Misty la laisse partir sans confrontation. À ce stade, Birdie semble être en retrait, pas seulement du récit mais de sa propre vie. Comme si les événements prenaient le pas sur sa capacité à décider. Il devient évident que la révélation de sa grossesse n’attendra pas la saison prochaine — si saison 2 il y a (et j’en doute compte tenu des audiences). Reste à savoir si cette révélation servira à reconstruire quelque chose avec Joel, ou si elle ouvrira la voie à une solitude choisie, voire subie. Les deux options semblent aussi plausibles l’une que l’autre. Ce qui frappe dans cet épisode, c’est à quel point Keith, jusque-là assez secondaire, gagne soudain en profondeur.
Ses dernières paroles à Alice, particulièrement dures, dressent le portrait d’un homme rigide, attaché à une certaine vision de sa famille et de sa communauté. Pourtant, le geste qui le conduit à sa mort — tenter de sauver un quilt que sa femme chérit — réintroduit une forme d’humanité. Un paradoxe en apparence, mais qui le rend plus crédible. Ce n’est pas un homme bon ou mauvais. Juste un homme, avec ses contradictions. Le fait que sa mort ne soit pas un meurtre change complètement la tonalité de la série. Il ne s’agit plus d’un complot à dissimuler, mais d’un accident qu’il aurait peut-être été préférable de signaler aux autorités.
Le groupe va-t-il continuer à cacher la vérité ? Le choix de couvrir un meurtre peut se comprendre dans une logique de survie. Mais couvrir un accident, par peur, par honte ou pour protéger une réputation, soulève d’autres types de questions morales. Il reste désormais deux épisodes à la série pour clore ce qui a été mis en place. La révélation sur Quiche est faite, mais elle ne résout pas tout. Au contraire, elle ouvre de nouvelles problématiques : comment Patty va-t-elle découvrir la mort de son mari ? Doug, toujours absent, va-t-il revenir et quel sera son état d’esprit ? Et surtout, que vont faire les membres du Garden Club maintenant qu’ils ne protègent plus un secret lié à la vengeance, mais un simple et triste accident ?
Si la série espère décrocher une deuxième saison, il faudra réussir à donner une vraie conclusion au fil narratif principal tout en laissant quelques portes entrouvertes. Ce genre d’équilibre est difficile à atteindre, surtout dans une série qui jongle autant avec les genres et les tons. Mais l’écriture a prouvé jusqu’ici qu’elle pouvait créer des personnages nuancés, parfois contradictoires, toujours humains. Ce qui fait tenir Grosse Pointe Garden Society, malgré ses hésitations, c’est cette capacité à ne jamais sombrer complètement dans le cynisme ni dans le pathos.
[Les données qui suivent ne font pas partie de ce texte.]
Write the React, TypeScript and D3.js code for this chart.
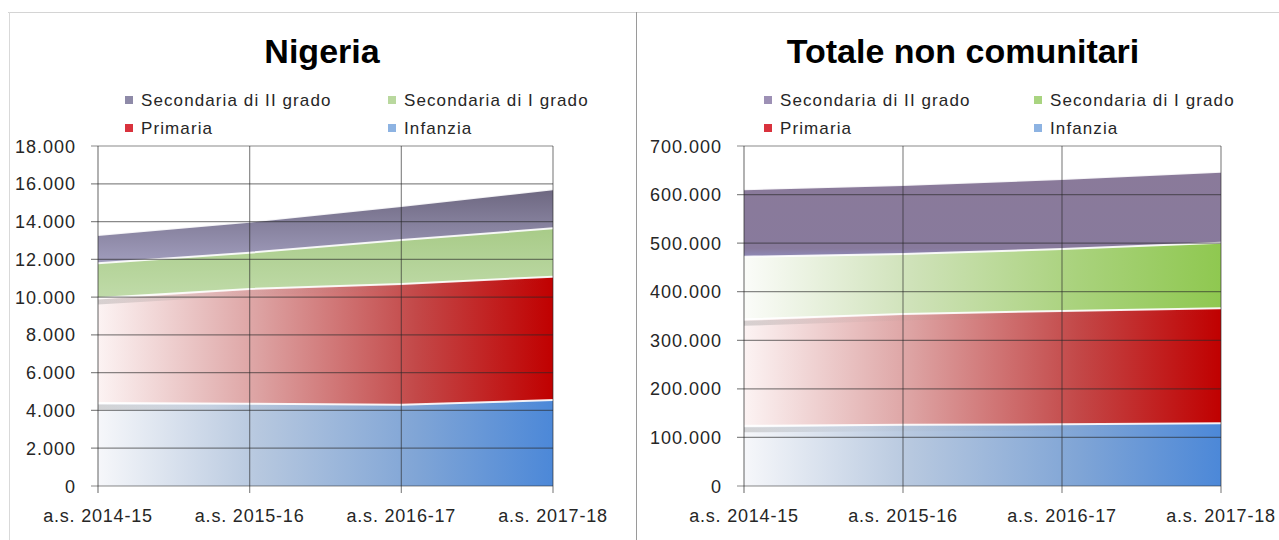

Même dans les moments les plus sombres, la série conserve une forme de recul, presque ironique, sur ses personnages. Cela ne les rend pas moins attachants. Au contraire. Ce refus de l’emphase permet de mieux capter ce qui les rend faillibles, donc crédibles. L’épisode 11 ne cherche pas à choquer gratuitement. Il choisit une voie plus subtile, plus tragique aussi, en montrant que les pires conséquences ne viennent pas toujours de la haine ou de la vengeance, mais parfois simplement de la maladresse et de la malchance.
Note : 6/10. En bref, un épisode plutôt sympathique qui fera regretter que la série ne soit pas renouvelée quand NBC l’annulera.